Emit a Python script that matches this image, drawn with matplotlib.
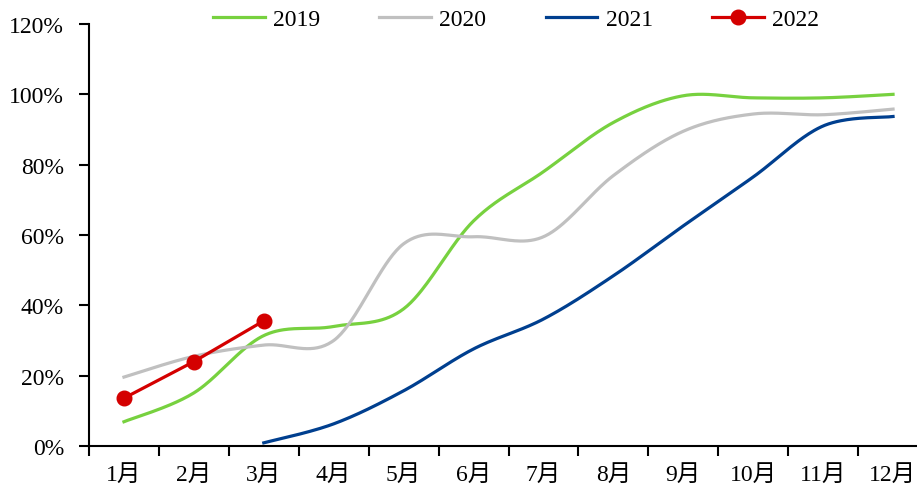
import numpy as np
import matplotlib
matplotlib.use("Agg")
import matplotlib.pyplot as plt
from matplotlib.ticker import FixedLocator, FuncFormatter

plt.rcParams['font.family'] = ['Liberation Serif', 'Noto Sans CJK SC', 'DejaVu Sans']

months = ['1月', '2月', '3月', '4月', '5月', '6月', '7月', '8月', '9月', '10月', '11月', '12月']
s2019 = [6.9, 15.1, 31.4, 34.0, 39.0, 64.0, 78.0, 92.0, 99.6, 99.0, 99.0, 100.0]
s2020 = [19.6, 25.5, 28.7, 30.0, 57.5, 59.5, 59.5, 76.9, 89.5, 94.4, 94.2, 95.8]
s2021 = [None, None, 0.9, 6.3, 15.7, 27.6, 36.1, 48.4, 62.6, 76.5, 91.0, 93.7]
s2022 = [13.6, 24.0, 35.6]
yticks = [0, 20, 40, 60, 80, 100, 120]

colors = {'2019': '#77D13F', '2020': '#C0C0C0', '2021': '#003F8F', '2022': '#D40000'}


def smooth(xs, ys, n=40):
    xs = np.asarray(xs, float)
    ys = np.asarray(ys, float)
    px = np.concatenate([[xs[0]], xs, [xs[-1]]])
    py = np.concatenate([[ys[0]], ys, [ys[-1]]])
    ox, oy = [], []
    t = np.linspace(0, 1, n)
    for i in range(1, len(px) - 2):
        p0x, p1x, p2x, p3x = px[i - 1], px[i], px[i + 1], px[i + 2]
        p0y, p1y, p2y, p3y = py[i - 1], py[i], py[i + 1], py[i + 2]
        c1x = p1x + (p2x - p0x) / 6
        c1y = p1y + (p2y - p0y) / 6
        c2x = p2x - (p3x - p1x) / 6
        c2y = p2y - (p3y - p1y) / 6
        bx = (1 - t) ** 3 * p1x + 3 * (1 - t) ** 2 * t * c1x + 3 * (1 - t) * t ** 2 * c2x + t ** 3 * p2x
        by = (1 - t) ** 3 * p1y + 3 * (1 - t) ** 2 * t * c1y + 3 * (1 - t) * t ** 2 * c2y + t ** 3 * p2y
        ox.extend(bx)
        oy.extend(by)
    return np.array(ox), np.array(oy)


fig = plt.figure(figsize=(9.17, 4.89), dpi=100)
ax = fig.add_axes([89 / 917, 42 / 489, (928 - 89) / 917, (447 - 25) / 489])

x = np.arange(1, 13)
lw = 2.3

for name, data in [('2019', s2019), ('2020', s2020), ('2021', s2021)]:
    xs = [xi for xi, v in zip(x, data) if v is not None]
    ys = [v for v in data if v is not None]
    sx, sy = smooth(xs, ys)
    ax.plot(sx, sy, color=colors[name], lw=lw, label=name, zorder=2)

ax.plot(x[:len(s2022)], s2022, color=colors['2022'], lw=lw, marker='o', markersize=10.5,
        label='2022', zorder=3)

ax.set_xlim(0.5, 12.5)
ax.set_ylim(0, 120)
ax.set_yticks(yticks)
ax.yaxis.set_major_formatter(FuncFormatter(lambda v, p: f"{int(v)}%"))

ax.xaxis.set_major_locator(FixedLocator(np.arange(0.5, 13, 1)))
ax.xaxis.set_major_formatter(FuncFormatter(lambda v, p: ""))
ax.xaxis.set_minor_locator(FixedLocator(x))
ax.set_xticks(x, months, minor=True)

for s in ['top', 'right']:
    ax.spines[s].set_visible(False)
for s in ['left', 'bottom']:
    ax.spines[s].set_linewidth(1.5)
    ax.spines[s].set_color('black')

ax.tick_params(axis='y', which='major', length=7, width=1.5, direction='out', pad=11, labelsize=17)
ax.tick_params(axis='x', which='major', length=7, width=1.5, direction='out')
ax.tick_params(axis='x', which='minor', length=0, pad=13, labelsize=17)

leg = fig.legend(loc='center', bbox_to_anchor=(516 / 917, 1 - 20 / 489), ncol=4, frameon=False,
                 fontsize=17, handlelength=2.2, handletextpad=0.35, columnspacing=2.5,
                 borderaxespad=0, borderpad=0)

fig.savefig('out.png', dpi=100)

#### Your instructions:
Repeat only what lies between the start of the data and the end of the line containing "plt.rcParams['font.family'] = ['Liberation", exactly, with pictures left out.

#### Full answer:
Emit a Python script that matches this image, drawn with matplotlib.
import numpy as np
import matplotlib
matplotlib.use("Agg")
import matplotlib.pyplot as plt
from matplotlib.ticker import FixedLocator, FuncFormatter

plt.rcParams['font.family'] = ['Liberation Serif', 'Noto Sans CJK SC', 'DejaVu Sans']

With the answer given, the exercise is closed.